Introduction to setting and using breakpoints
Reasons for using breakpoints
C-SPY® lets you set various types of breakpoints in the application you are debugging, allowing you to stop at locations of particular interest. You can set a breakpoint at a code location to investigate whether your program logic is correct, or to get trace printouts. In addition to code breakpoints, and depending on what C-SPY driver you are using, additional breakpoint types might be available. For example, you might be able to set a data breakpoint, to investigate how and when the data changes.
You can let the execution stop under certain conditions, which you specify. You can also let the breakpoint trigger a side effect, for instance executing a C-SPY macro function, by transparently stopping the execution and then resuming. The macro function can be defined to perform a wide variety of actions, for instance, simulating hardware behavior.
All these possibilities provide you with a flexible tool for investigating the status of your application.
Briefly about setting breakpoints
You can set breakpoints in many various ways, allowing for different levels of interaction, precision, timing, and automation. All the breakpoints you define will appear in the Breakpoints window. From this window you can conveniently view all breakpoints, enable and disable breakpoints, and open a dialog box for defining new breakpoints. The Breakpoint Usage window also lists all internally used breakpoints, see Breakpoint consumers.
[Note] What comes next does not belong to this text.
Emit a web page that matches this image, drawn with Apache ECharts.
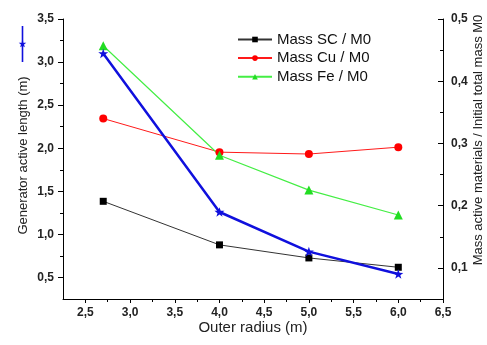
<!DOCTYPE html>
<html>
<head>
<meta charset="utf-8">
<script src="https://cdn.jsdelivr.net/npm/echarts@6/dist/echarts.min.js"></script>
<style>
html,body{margin:0;padding:0;background:#fff;}
#c{width:487px;height:345px;}
</style>
</head>
<body>
<div id="c"></div>
<script>
// ---- data ----
const radius = [2.7, 4.0, 5.0, 6.0];
const lengthM = [3.10, 1.26, 0.80, 0.54];
const massSC = [0.207, 0.137, 0.116, 0.101];
const massCu = [0.340, 0.286, 0.283, 0.294];
const massFe = [0.457, 0.281, 0.225, 0.185];

const seriesNames = ['Mass SC / M0', 'Mass Cu / M0', 'Mass Fe / M0'];
const lengthName = 'Generator active length';

// ---- tick labels ----
const xLabels = [2.5, 3.0, 3.5, 4.0, 4.5, 5.0, 5.5, 6.0, 6.5];
const xMinor = [2.75, 3.25, 3.75, 4.25, 4.75, 5.25, 5.75, 6.25];
const yLeftLabels = [0.5, 1.0, 1.5, 2.0, 2.5, 3.0, 3.5];
const yLeftMinor = [0.75, 1.25, 1.75, 2.25, 2.75, 3.25];
const yRightLabels = [0.1, 0.2, 0.3, 0.4, 0.5];
const yRightMinor = [0.15, 0.25, 0.35, 0.45];

const FONT = '"Liberation Sans", Arial, sans-serif';
const fmt = v => Number(v).toFixed(1).replace('.', ',');
const pts = (xs, ys) => xs.map((x, i) => [x, ys[i]]);

const starPath = 'path://M5 14 L5.94 16.706 L8.804 16.764 L6.522 18.494 L7.351 21.236 L5 19.6 L2.649 21.236 L3.478 18.494 L1.196 16.764 L4.06 16.706 Z';
const legendIcon = 'path://M4.2 0 L5.8 0 L5.8 14.2 L5.94 16.706 L8.804 16.764 L6.522 18.494 L7.351 21.236 L5.8 20.16 L5.8 36 L4.2 36 L4.2 20.16 L2.649 21.236 L3.478 18.494 L1.196 16.764 L4.06 16.706 L4.2 14.2 Z';

const lineAxis = {show: true, lineStyle: {color: '#000', width: 1}};
const labelStyle = {color: '#222', fontFamily: FONT, fontWeight: 'bold', fontSize: 12};

const chart = echarts.init(document.getElementById('c'), null, {renderer: 'canvas'});
chart.setOption({
  animation: false,
  backgroundColor: '#fff',
  grid: {left: 63, right: 44, top: 19, bottom: 46, containLabel: false, outerBoundsMode: 'none'},
  legend: [
    {
      data: seriesNames,
      orient: 'vertical',
      left: 232, top: 27,
      itemWidth: 34, itemHeight: 7, itemGap: 3.6,
      textStyle: {fontFamily: FONT, fontSize: 15, color: '#111', lineHeight: 14},
      selectedMode: false
    },
    {
      data: [lengthName],
      left: 13, top: 21,
      itemWidth: 9, itemHeight: 36,
      icon: legendIcon,
      formatter: () => '',
      selectedMode: false
    }
  ],
  xAxis: [
    {
      type: 'value', min: 2.25, max: 6.5, position: 'bottom',
      name: 'Outer radius (m)', nameLocation: 'middle', nameGap: 21, nameMoveOverlap: false,
      nameTextStyle: {fontFamily: FONT, fontSize: 15, color: '#222'},
      axisLine: lineAxis,
      axisTick: {show: true, length: 4, lineStyle: {color: '#000'}, customValues: xLabels},
      axisLabel: Object.assign({margin: 8, formatter: fmt, customValues: xLabels}, labelStyle),
      splitLine: {show: false}
    },
    {
      type: 'value', min: 2.25, max: 6.5, position: 'bottom',
      axisLine: {show: false},
      axisTick: {show: true, length: 3, lineStyle: {color: '#000'}, customValues: xMinor},
      axisLabel: {show: false},
      splitLine: {show: false}
    }
  ],
  yAxis: [
    {
      type: 'value', min: 0.25, max: 3.5, position: 'left',
      name: 'Generator active length (m)', nameLocation: 'middle', nameGap: 33, nameMoveOverlap: false,
      nameTextStyle: {fontFamily: FONT, fontSize: 13, color: '#222', padding: [0, 0, 0, 7]},
      axisLine: lineAxis,
      axisTick: {show: true, length: 5, lineStyle: {color: '#000'}, customValues: yLeftLabels},
      axisLabel: Object.assign({margin: 9, formatter: fmt, customValues: yLeftLabels}, labelStyle),
      splitLine: {show: false}
    },
    {
      type: 'value', min: 0.05, max: 0.5, position: 'right',
      name: 'Mass active materials / Initial total mass M0', nameLocation: 'middle', nameGap: 29, nameMoveOverlap: false,
      nameTextStyle: {fontFamily: FONT, fontSize: 13, color: '#222', padding: [0, 0, 0, 38]},
      axisLine: lineAxis,
      axisTick: {show: true, inside: true, length: 5, lineStyle: {color: '#000'}, customValues: yRightLabels},
      axisLabel: Object.assign({margin: 8, formatter: fmt, customValues: yRightLabels}, labelStyle),
      splitLine: {show: false}
    },
    {
      type: 'value', min: 0.25, max: 3.5, position: 'left',
      axisLine: {show: false},
      axisTick: {show: true, length: 3, lineStyle: {color: '#000'}, customValues: yLeftMinor},
      axisLabel: {show: false},
      splitLine: {show: false}
    },
    {
      type: 'value', min: 0.05, max: 0.5, position: 'right',
      axisLine: {show: false},
      axisTick: {show: true, inside: true, length: 3, lineStyle: {color: '#000'}, customValues: yRightMinor},
      axisLabel: {show: false},
      splitLine: {show: false}
    }
  ],
  series: [
    {
      name: seriesNames[0], type: 'line', yAxisIndex: 1,
      data: pts(radius, massSC),
      symbol: 'rect', symbolSize: 7,
      lineStyle: {color: '#333', width: 1},
      itemStyle: {color: '#000'}
    },
    {
      name: seriesNames[1], type: 'line', yAxisIndex: 1,
      data: pts(radius, massCu),
      symbol: 'circle', symbolSize: 8,
      lineStyle: {color: '#ff1a1a', width: 1},
      itemStyle: {color: '#ff0000'}
    },
    {
      name: seriesNames[2], type: 'line', yAxisIndex: 1,
      data: pts(radius, massFe),
      symbol: 'triangle', symbolSize: 9,
      lineStyle: {color: '#44ee44', width: 1.2},
      itemStyle: {color: '#22dd22'}
    },
    {
      name: lengthName, type: 'line', yAxisIndex: 0,
      data: pts(radius, lengthM),
      symbol: starPath, symbolSize: [10, 9.5],
      lineStyle: {color: '#1010dd', width: 2.5},
      itemStyle: {color: '#1010dd'}
    }
  ]
});
</script>
</body>
</html>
Breakpoints are set with a higher precision than single lines, using the same mechanism as when stepping. For more information about the precision, see Single stepping.
You can set breakpoints while you edit your code even if no debug session is active. The breakpoints will then be validated when the debug session starts. Breakpoints are preserved between debug sessions.
Note
For most hardware debugger systems it is only possible to set breakpoints when the application is not executing.